Five years ago, famous Hindi writer and political activist Prem Kumar Mani wrote an insightful article on the issue.

According to Mani, "The real story of Durga and Mahishasura is like this: The word \'Mahisha\' refers to buffaloes in Sanskrit. The literal meaning of \'Mahishasura\' can be interpreted as \'Asura\' or devil that looks like a buffalo. In traditional lexicography, \'Asura\' means something that is not \'Sura\' or a deity. The term also denotes Brahmins or other upper castes in some contexts. They are a class that is not required to engage in any labour. While \'Asura\' means people who work, we can say workmen in today\'s world.

"By this logic, \'Mahishasura\' is a person who rears buffaloes and sells milk. One might assume that the word \'Aheer\' (an Indian ethnic group, some members of which identify as being of the Yadav community) has also originated from \'Asura.\' The \'Mahishasura\' caste must have inhabited the lands of Bengal ages ago. It appears they belonged to the Dravidian race.
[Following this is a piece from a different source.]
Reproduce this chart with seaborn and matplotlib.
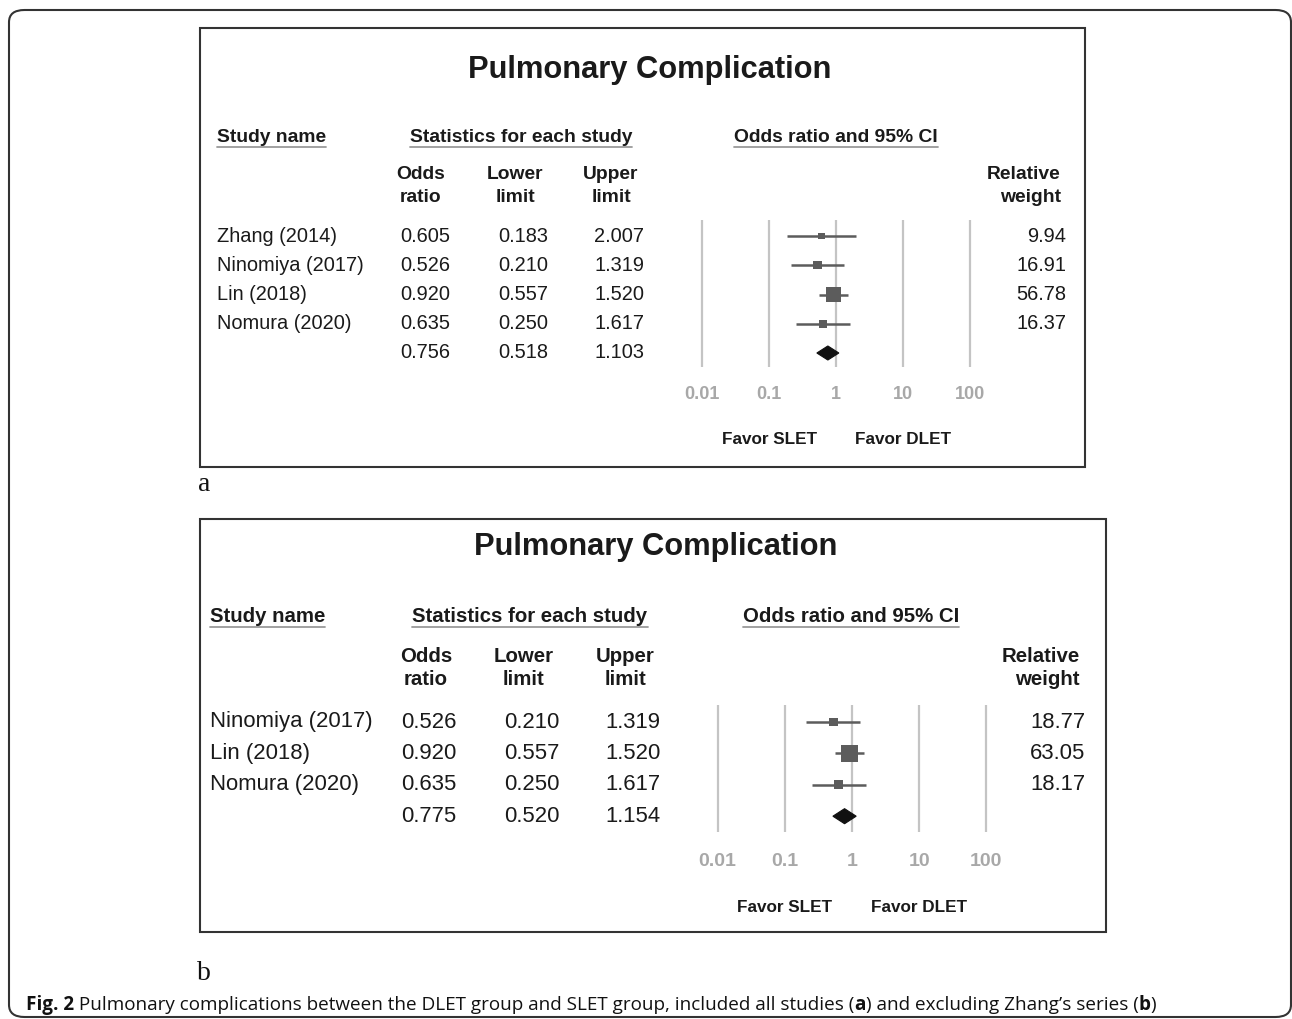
import numpy as np
import pandas as pd
import matplotlib
matplotlib.use("Agg")
import matplotlib.pyplot as plt
import seaborn as sns
from matplotlib.patches import FancyBboxPatch, Rectangle, Polygon
from matplotlib.lines import Line2D
from matplotlib.transforms import blended_transform_factory

# ---------------- data ----------------
title = "Pulmonary Complication"
studies_a = ["Zhang (2014)", "Ninomiya (2017)", "Lin (2018)", "Nomura (2020)"]
or_a = [0.605, 0.526, 0.920, 0.635]
lo_a = [0.183, 0.210, 0.557, 0.250]
hi_a = [2.007, 1.319, 1.520, 1.617]
wt_a = [9.94, 16.91, 56.78, 16.37]
sum_a = [0.756, 0.518, 1.103]

studies_b = ["Ninomiya (2017)", "Lin (2018)", "Nomura (2020)"]
or_b = [0.526, 0.920, 0.635]
lo_b = [0.210, 0.557, 0.250]
hi_b = [1.319, 1.520, 1.617]
wt_b = [18.77, 63.05, 18.17]
sum_b = [0.775, 0.520, 1.154]

tick_values = [0.01, 0.1, 1, 10, 100]
tick_labels = ["0.01", "0.1", "1", "10", "100"]
favor_labels = ["Favor SLET", "Favor DLET"]
caption_pieces = [("Fig. 2", True),
                  (" Pulmonary complications between the DLET group and SLET group, "
                   "included all studies (", False),
                  ("a", True),
                  (") and excluding Zhang\u2019s series (", False),
                  ("b", True),
                  (")", False)]

# ---------------- figure ----------------
sns.set_theme(style="white")
plt.rcParams["font.family"] = ["Liberation Sans", "DejaVu Sans"]
W, H = 1292, 1019
fig = plt.figure(figsize=(W / 100, H / 100), dpi=100)
fig.patch.set_facecolor("white")
TXT = "#1a1a1a"


def fx(x):
    return x / W


def fy(y):
    return 1 - y / H


def ftext(x, y, s, **kw):
    kw.setdefault("color", TXT)
    kw.setdefault("va", "center")
    return fig.text(fx(x), fy(y), s, **kw)


renderer = fig.canvas.get_renderer()


def underline(t, y):
    bb = t.get_window_extent(renderer=renderer)
    fig.add_artist(Line2D([bb.x0 / W, bb.x1 / W], [fy(y), fy(y)],
                          transform=fig.transFigure, color="#9a9a9a", lw=1.3))


# outer frame
fig.add_artist(FancyBboxPatch((fx(9), fy(1017)), fx(1282), (1007) / H,
                              boxstyle="round,pad=0,rounding_size=0.012",
                              transform=fig.transFigure, fill=False,
                              edgecolor="#333333", lw=1.5))


def panel(studies, ors, los, his, wts, summ, L):
    # box
    fig.add_artist(Rectangle((fx(L["box"][0]), fy(L["box"][3])),
                             (L["box"][2] - L["box"][0]) / W,
                             (L["box"][3] - L["box"][1]) / H,
                             transform=fig.transFigure, fill=False,
                             edgecolor="#333333", lw=1.5))
    fs = L["fs"]
    hfs = L["hfs"]
    ftext(L["title_x"], L["title_y"], title, fontsize=22.2, fontweight="bold", ha="center")
    t1 = ftext(L["name_x"], L["hdr_y"], "Study name", fontsize=hfs, fontweight="bold", ha="left")
    t2 = ftext(L["stat_x"], L["hdr_y"], "Statistics for each study", fontsize=hfs,
               fontweight="bold", ha="center")
    t3 = ftext(L["ci_x"], L["hdr_y"], "Odds ratio and 95% CI", fontsize=hfs,
               fontweight="bold", ha="center")
    for t in (t1, t2, t3):
        underline(t, L["ul_y"])
    for hx, s in zip(L["col_hdr_x"], ["Odds\nratio", "Lower\nlimit", "Upper\nlimit"]):
        ftext(hx, L["sub_y"], s, fontsize=hfs, fontweight="bold", ha="center",
              linespacing=L["ls"])
    ftext(L["wt_x"] - 5, L["sub_y"], "Relative\nweight", fontsize=hfs, fontweight="bold",
          ha="right", multialignment="right", linespacing=L["ls"])

    n = len(studies)
    rows_y = [L["row0"] + i * L["dy"] for i in range(n + 1)]
    for i in range(n):
        ftext(L["name_x"], rows_y[i], studies[i], fontsize=fs, ha="left")
        for cx, v in zip(L["col_x"], [ors[i], los[i], his[i]]):
            ftext(cx, rows_y[i], f"{v:.3f}", fontsize=fs, ha="center")
        ftext(L["wt_x"], rows_y[i], f"{wts[i]:.2f}", fontsize=fs, ha="right")
    for cx, v in zip(L["col_x"], summ):
        ftext(cx, rows_y[n], f"{v:.3f}", fontsize=fs, ha="center")

    # forest axes
    one_x, dec = L["one_x"], L["dec"]
    left = one_x - 2.5 * dec
    top, bot = L["ax_top"], L["ax_bot"]
    ax = fig.add_axes([fx(left), fy(bot), 5 * dec / W, (bot - top) / H])
    ax.set_xscale("log")
    ax.set_xlim(10 ** -2.5, 10 ** 2.5)
    ax.set_ylim(n + (bot - rows_y[n]) / L["dy"], -(rows_y[0] - top) / L["dy"])
    for v in tick_values:
        ax.axvline(v, color="#c4c4c4", lw=1.6, zorder=0)
    df = pd.DataFrame({"OR": ors, "lo": los, "hi": his, "w": wts, "row": np.arange(n)})
    ax.hlines(df["row"], df["lo"], df["hi"], color="#5c5c5c", lw=1.8, zorder=2)
    sns.scatterplot(data=df, x="OR", y="row", size="w", sizes=(0, 218), size_norm=(0, 100),
                    marker="s", color="#5c5c5c", edgecolor="none", legend=False, ax=ax, zorder=3)
    h = L["dh"]
    ax.add_patch(Polygon([[summ[1], n], [summ[0], n - h], [summ[2], n], [summ[0], n + h]],
                         closed=True, facecolor="#111111", edgecolor="#111111", lw=0.8, zorder=3))
    ax.set_xticks(tick_values)
    ax.set_xticklabels(tick_labels)
    ax.minorticks_off()
    ax.tick_params(axis="x", length=0, pad=L["pad"], labelsize=L["tfs"], labelcolor="#a8a8a8")
    for lab in ax.get_xticklabels():
        lab.set_fontweight("bold")
    ax.set_yticks([])
    ax.set_xlabel("")
    ax.set_ylabel("")
    for sp in ax.spines.values():
        sp.set_visible(False)
    ax.patch.set_alpha(0)
    tr = blended_transform_factory(ax.transData, fig.transFigure)
    for v, s in zip([0.1, 10], favor_labels):
        ax.text(v, fy(L["favor_y"]), s, transform=tr, ha="center", va="center",
                fontsize=12.3, fontweight="bold", color=TXT)
    ftext(L["lab_x"], L["lab_y"], L["lab"], fontsize=20, family="Liberation Serif",
          ha="center", va="baseline", color="#111111")


LA = dict(box=(200, 28, 1085, 467), title_x=650, title_y=70, name_x=217, hdr_y=137, ul_y=147,
          stat_x=521, ci_x=836, sub_y=186, ls=1.42, col_hdr_x=(421, 515, 611),
          col_x=(425, 523, 619), wt_x=1066, row0=236, dy=29.25, fs=14.4, hfs=13.9,
          one_x=836, dec=67, ax_top=220, ax_bot=367, dh=0.24, pad=14, tfs=13,
          favor_y=440, lab_x=204, lab_y=491, lab="a")
LB = dict(box=(200, 519, 1106, 932), title_x=656, title_y=547, name_x=210, hdr_y=617, ul_y=627,
          stat_x=530, ci_x=851, sub_y=668, ls=1.27, col_hdr_x=(426, 524, 625),
          col_x=(429, 532, 633), wt_x=1085, row0=722, dy=31.4, fs=15.9, hfs=14.7,
          one_x=852, dec=67.2, ax_top=705, ax_bot=832, dh=0.24, pad=15, tfs=14,
          favor_y=908, lab_x=204, lab_y=980, lab="b")

panel(studies_a, or_a, lo_a, hi_a, wt_a, sum_a, LA)
panel(studies_b, or_b, lo_b, hi_b, wt_b, sum_b, LB)

# caption (bold / regular pieces laid out left to right)
cap_fs = 13.6
x = 26
for s, b in caption_pieces:
    t = fig.text(fx(x), fy(1010), s, fontsize=cap_fs, family=["Open Sans", "DejaVu Sans"],
                 fontweight="bold" if b else "normal", color="#111111", va="baseline", ha="left")
    bb = t.get_window_extent(renderer=renderer)
    x += bb.width

fig.savefig("out.png", dpi=100, facecolor="white")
"The Aryans took the help of Durga to defeat them. The prostitutes in this region still claim to belong to the genealogy of Durga. The Durga idols are still not completed without clay from their homes. It took Durga nine nights to kill Mahishasura.

"The Brahmins, who had sent her, waited with bated breath during this period. This must have been a difficult time for them. Deceit was one of the tools in this battle. At last, Durga succeeded in her mission on the ninth night, making Aryans (Brahmins) erupt in joy."

It is almost impossible to ascertain the veracity of any of the myths associated with Durga. This story does not even attempt to do this. These pictures only seek to present this alternate strand of mythology. Every story, howsoever contentious, needs to be told.